Just like when the Nuggets' defensive "quarterback" K-Mart went down with injuries and the Nuggets started slipping in the standings, so have the Rockies in the absence of their defensive stalwart, Troy Tulowitzki. And even though K-Mart came back eventually, it was too little, too late. Same could be said of Tulo if the Rox keep losing games to the likes of the Pittsburgh Pirates.

It begs the question: Should Denver sports fans be concerned that there's something systemically wrong with our beloved teams that finds them in free fall when the games are most important but the grind of the season is at its peak? Certainly, the Broncos, Nuggets and Rockies recent pattern of folding down the stretch is mostly pure coincidence, right?

Not necessarily.

The Broncos, Nuggets, Rockies and Avalanche have one important thing in common that cannot be overlooked: they play in the smallest US sports market to have all four professional sports teams (plus a fifth if you include the MLS's Colorado Rapids). This means there are less corporate dollars to go around for the luxury suites and sponsorship revenue that buys a big-name free agent in the offseason or swings a trade for a big-talent player midseason when a team needs a fresh jolt of energy from a star newcomer. Given this, the Broncos' payroll rests in the lower half of the NFL's 32 teams, the Nuggets try at all costs to stay below the NBA's onerous "tax" line and the Rockies, abnormally for them given their history of small payrolls, are right in the middle of total payroll compared to their competitors in Major League Baseball.

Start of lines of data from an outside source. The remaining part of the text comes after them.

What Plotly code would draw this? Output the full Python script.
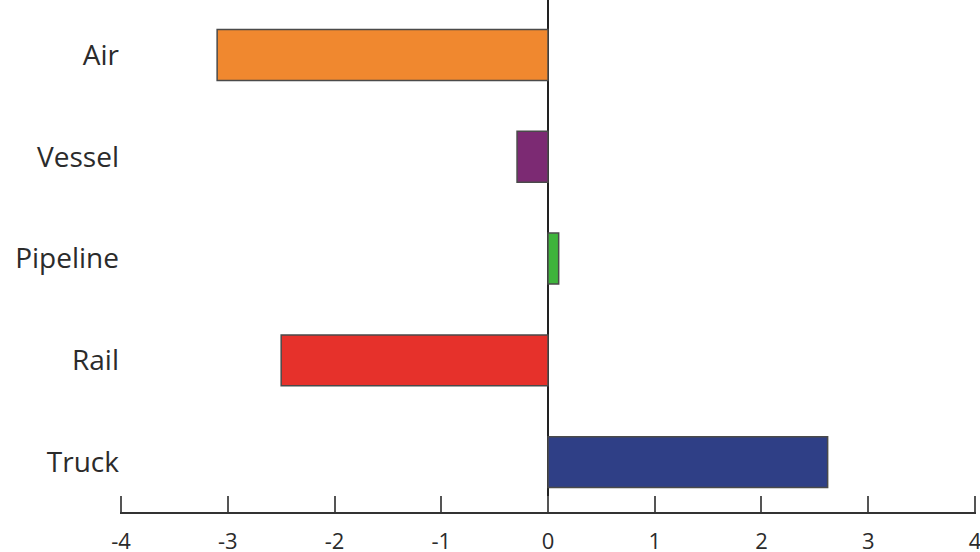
import plotly.graph_objects as go

modes = ['Truck', 'Rail', 'Pipeline', 'Vessel', 'Air']
change = [2.62, -2.5, 0.1, -0.29, -3.1]
bar_colors = ['#2f3f86', '#e6312b', '#3fb43c', '#7c2a73', '#f0882f']
x_ticks = [-4, -3, -2, -1, 0, 1, 2, 3, 4]

fig = go.Figure(
    go.Bar(
        x=change,
        y=modes,
        orientation='h',
        width=0.5,
        marker=dict(color=bar_colors, line=dict(color='#4a4a4a', width=1.5)),
        cliponaxis=False,
    )
)

font_family = 'Open Sans, Noto Sans, sans-serif'

fig.update_layout(
    width=980,
    height=552,
    margin=dict(l=120, r=4, t=0, b=40),
    plot_bgcolor='white',
    paper_bgcolor='white',
    showlegend=False,
    font=dict(family=font_family, size=28, color='#2b2b2b'),
)

# range padded a hair so the end ticks at -4 and 4 still get drawn
fig.update_xaxes(
    range=[-4.01, 4.01],
    automargin=False,
    tickvals=x_ticks,
    ticktext=[str(v) for v in x_ticks],
    showgrid=False,
    showline=True,
    linecolor='#333333',
    linewidth=2,
    ticks='inside',
    ticklen=16,
    tickwidth=2,
    tickcolor='#555555',
    ticklabelstandoff=9,
    ticklabeloverflow='allow',
    zeroline=True,
    zerolinecolor='#222222',
    zerolinewidth=2,
    tickfont=dict(size=22),
)

fig.update_yaxes(
    range=[-0.49, 4.54],
    automargin=False,
    showgrid=False,
    showline=False,
    ticks='',
    tickfont=dict(size=28),
)

# the default page has an 8px body margin, drop it so the figure fills the window
fig.write_html(
    'out.html',
    config={'displayModeBar': False},
    post_script="document.body.style.margin='0';",
)
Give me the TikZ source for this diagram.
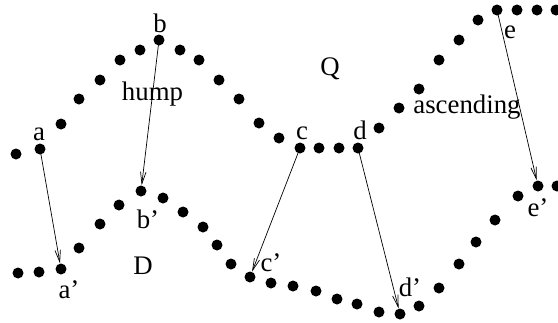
\documentclass[tikz,border=0pt]{standalone}
\usepackage{fontspec}
\setmainfont{Liberation Serif}
\usetikzlibrary{arrows.meta}
\begin{document}
\begin{tikzpicture}[x=1pt,y=-1pt,
  dot/.style={circle,fill=black,inner sep=0pt,minimum size=11pt},
  lbl/.style={anchor=base,inner sep=0pt,font=\fontsize{26.8}{30}\selectfont},
  map/.style={-{Straight Barb[length=12pt,width=5.5pt]},line width=0.7pt}]
\useasboundingbox (0,0) rectangle (558,322);
\foreach \x/\y [count=\i] in {16/154,40/149,61/124,79/99,100/80,120/60,140/50,159/40,180/50,199/60,219/80,239/99,259/123,279/138,300/148,319/148,339/148,358/148,379/128,399/108,419/89,439/60,459/40,478/20,497/10,517/10,537/10,556/10}
  \node[dot] (t\i) at (\x,\y) {};
\foreach \x/\y [count=\i] in {18/273,39/272,61/269,79/248,100/224,119/205,141/191,163/198,183/212,203/227,217/245,231/264,250/277,271/283,293/286,316/291,337/299,357/304,379/312,400/314,419/306,439/288,459/264,476/242,495/220,518/196,538/186,557/186}
  \node[dot] (b\i) at (\x,\y) {};
\draw[map] (t2.center) -- (b3);
\draw[map] (t8.center) -- (b7);
\draw[map] (t15.center) -- (b13);
\draw[map] (t18.center) -- (b20);
\draw[map] (t25.center) -- (b27);
\node[lbl] (la) at (39,140) {a};
\node[lbl] (lb) at (160,32) {b};
\node[lbl] (lc) at (302,139) {c};
\node[lbl] (ld) at (360,139) {d};
\node[lbl] (le) at (510,38) {e};
\node[lbl] (lhump) at (152.5,100) {hump};
\node[lbl] (lQ) at (330,75) {Q};
\node[lbl] (lasc) at (467,113) {ascending};
\node[lbl] (la2) at (69,298) {a'};
\node[lbl] (lb2) at (148,228) {b'};
\node[lbl] (lc2) at (271,271) {c'};
\node[lbl] (ld2) at (410,296) {d'};
\node[lbl] (le2) at (538,216) {e'};
\node[lbl] (lD) at (143,274) {D};
\end{tikzpicture}
\end{document}
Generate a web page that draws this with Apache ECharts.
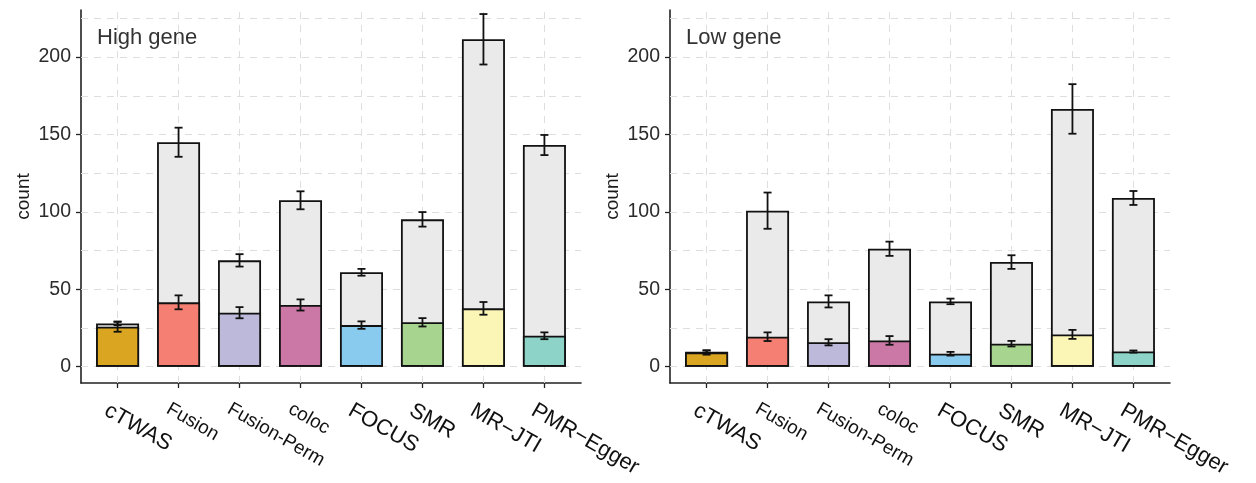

But moderate payrolls don't always result in missed postseasons or long losing streaks. How many times have we seen a small market/small payroll team shock the sports world (see the 2007 Rockies)? All sporting seasons turn into a grind as they creep along, and it's at the latter stages of a sporting season that players must dig deeper, coaches must inspire creatively and game plan differently.

The Rockies have been able to do this better than any team in any sport for two of the last three seasons. But having watched them emulate their fellow Denver sports franchises as of late, I'm concerned it's not going to be three out of four.